Would it be fair to assume since the mass of the bar is negligible, that the reaction force on end A and end B would sum to zero according the Newton's equation?
While I think this is an assumption that can be made, I don't know how it would help to solve the question. The way I solved it (taking a moment about the contact points) allowed me to relate the reaction forces in the x direction due to the bar being a 2-force member; therefore allowing the alphas of each disk to be related.
Yes, with the mass of the bar being negligible, the reactions at A on the bar are equal and opposite to the reactions at B on the bar.
For this question, it is important to pay careful attention to which direction your draw the spring forces on your free body diagrams. For kinetics, I found two moment equations for the contact points of the wheels. For kinematics, I related v to w*r and x dot.
After writing two moment equations around the no slip point, I found it helpful to set them equal to each other via the reaction force term coming from the bar. This is the variable that they both share.
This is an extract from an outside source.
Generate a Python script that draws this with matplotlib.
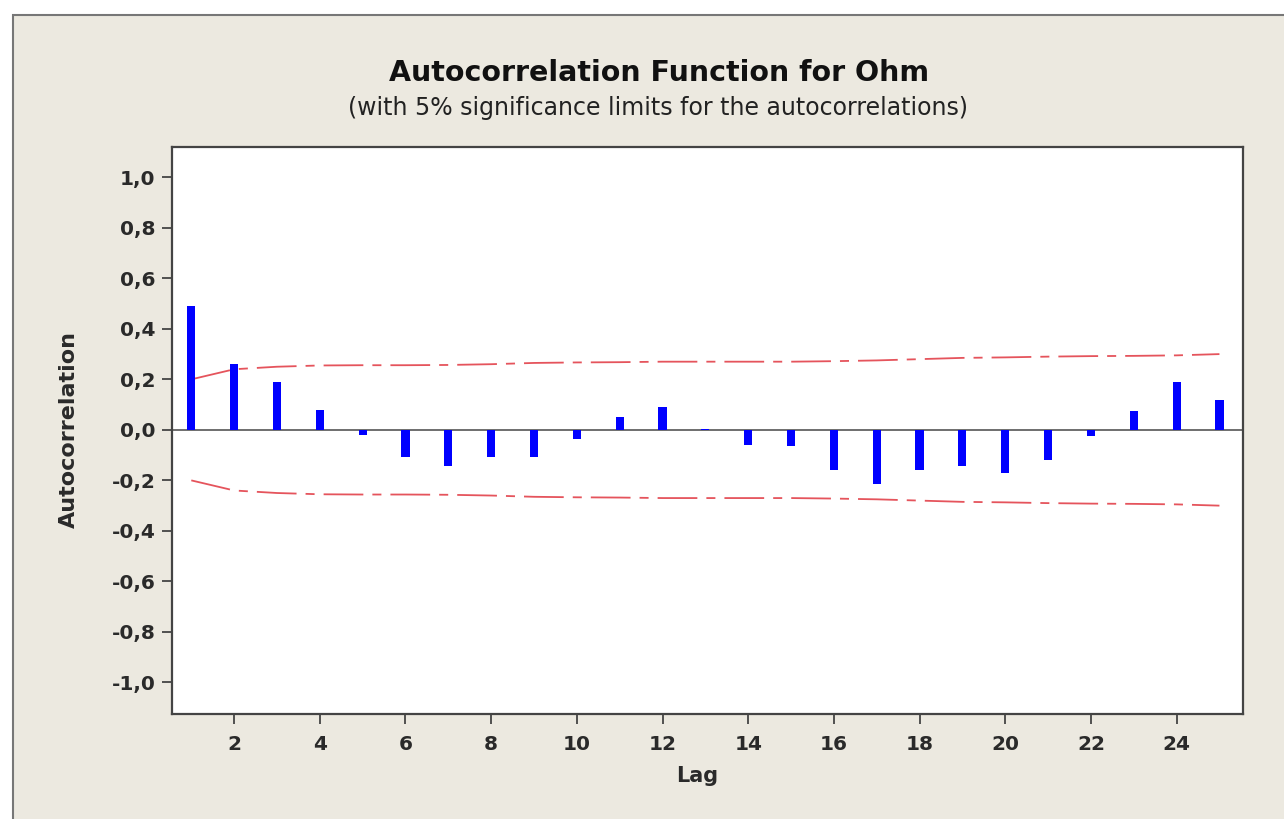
import numpy as np
import matplotlib
matplotlib.use("Agg")
import matplotlib.pyplot as plt
from matplotlib.patches import Rectangle
from matplotlib.ticker import FuncFormatter

# values
lags = list(range(1, 26))
acf = [0.49, 0.26, 0.19, 0.077, -0.022, -0.108, -0.143, -0.108, -0.108, -0.035,
       0.05, 0.09, 0.003, -0.06, -0.065, -0.16, -0.215, -0.16, -0.143, -0.172,
       -0.119, -0.024, 0.075, 0.189, 0.119]
upper_limit = [0.20, 0.24, 0.25, 0.255, 0.256, 0.256, 0.257, 0.26, 0.265, 0.267,
               0.268, 0.27, 0.27, 0.27, 0.27, 0.272, 0.275, 0.28, 0.285, 0.287,
               0.29, 0.292, 0.293, 0.295, 0.30]
lower_limit = [-v for v in upper_limit]
yticks = [-1.0, -0.8, -0.6, -0.4, -0.2, 0.0, 0.2, 0.4, 0.6, 0.8, 1.0]
xticks = [2, 4, 6, 8, 10, 12, 14, 16, 18, 20, 22, 24]

W, H = 1284, 819
bg = "#ECE9E0"
txt = "#2a2a2a"

fig = plt.figure(figsize=(W / 100, H / 100), dpi=100, facecolor="white")

# beige panel with grey frame
fig.patches.append(Rectangle((13 / W, -0.01), 1.02, 1 - 15 / H + 0.01,
                             transform=fig.transFigure, facecolor=bg,
                             edgecolor="#777777", linewidth=1.5, zorder=-5))

ax = fig.add_axes([172 / W, (H - 714) / H, (1243 - 172) / W, (714 - 147) / H])
ax.set_facecolor("white")

ax.bar(lags, acf, width=0.19, color="#0000FF", zorder=3)
ax.axhline(0, color="#555555", linewidth=1.2, zorder=2)

ls = dict(color="#E5545C", linewidth=1.3, dashes=(22, 5, 5, 5))
ax.plot(lags, upper_limit, **ls)
ax.plot(lags, lower_limit, **ls)

ax.set_xlim(0.55, 25.55)
ax.set_ylim(-1.125, 1.12)
ax.set_xticks(xticks)
ax.set_yticks(yticks)
ax.yaxis.set_major_formatter(FuncFormatter(lambda v, p: f"{v:.1f}".replace(".", ",")))

for s in ax.spines.values():
    s.set_color("#444444")
    s.set_linewidth(1.6)
ax.tick_params(direction="out", length=7, width=1.3, color="#444444",
               labelsize=14.5, labelcolor=txt)
ax.tick_params(axis="x", pad=8)
ax.tick_params(axis="y", pad=5)
for lab in ax.get_xticklabels() + ax.get_yticklabels():
    lab.set_fontweight("bold")

ax.set_xlabel("Lag", fontsize=15, fontweight="bold", color=txt)
ax.xaxis.set_label_coords((697 - 172) / 1071, -(766 - 714) / 567)
ax.set_ylabel("Autocorrelation", fontsize=16, fontweight="bold", color=txt)
ax.yaxis.set_label_coords(-(172 - 79) / 1071, (714 - 430) / 567)

fig.text(659 / W, 1 - 73 / H, "Autocorrelation Function for Ohm", ha="center",
         va="center", fontsize=20.5, fontweight="bold", color="#111111")
fig.text(658 / W, 1 - 108 / H, "(with 5% significance limits for the autocorrelations)",
         ha="center", va="center", fontsize=17, color="#222222")

fig.savefig("out.png", dpi=100, facecolor=fig.get_facecolor())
As others have said, example 6.A.2 is very useful for solving this problem. It's important to note that when the instructor in the solution video relates x double-dot = R theta double-dot, theta double-dot is equivalent to the angular acceleration of the disk. Thus, you should have two small equations that each relate the angular acceleration of disk a and b and their respective radius to x double-dot.
It can be tricky to get all of the forces in the correct directions. Make sure to be careful when setting this part of the problem up. If your directions are not consistent it will cause errors in calculations.
This is post is a week later then when we did this homework. Would we now be able to do part B of this problem? It seems like we have learned about how to go about solving B.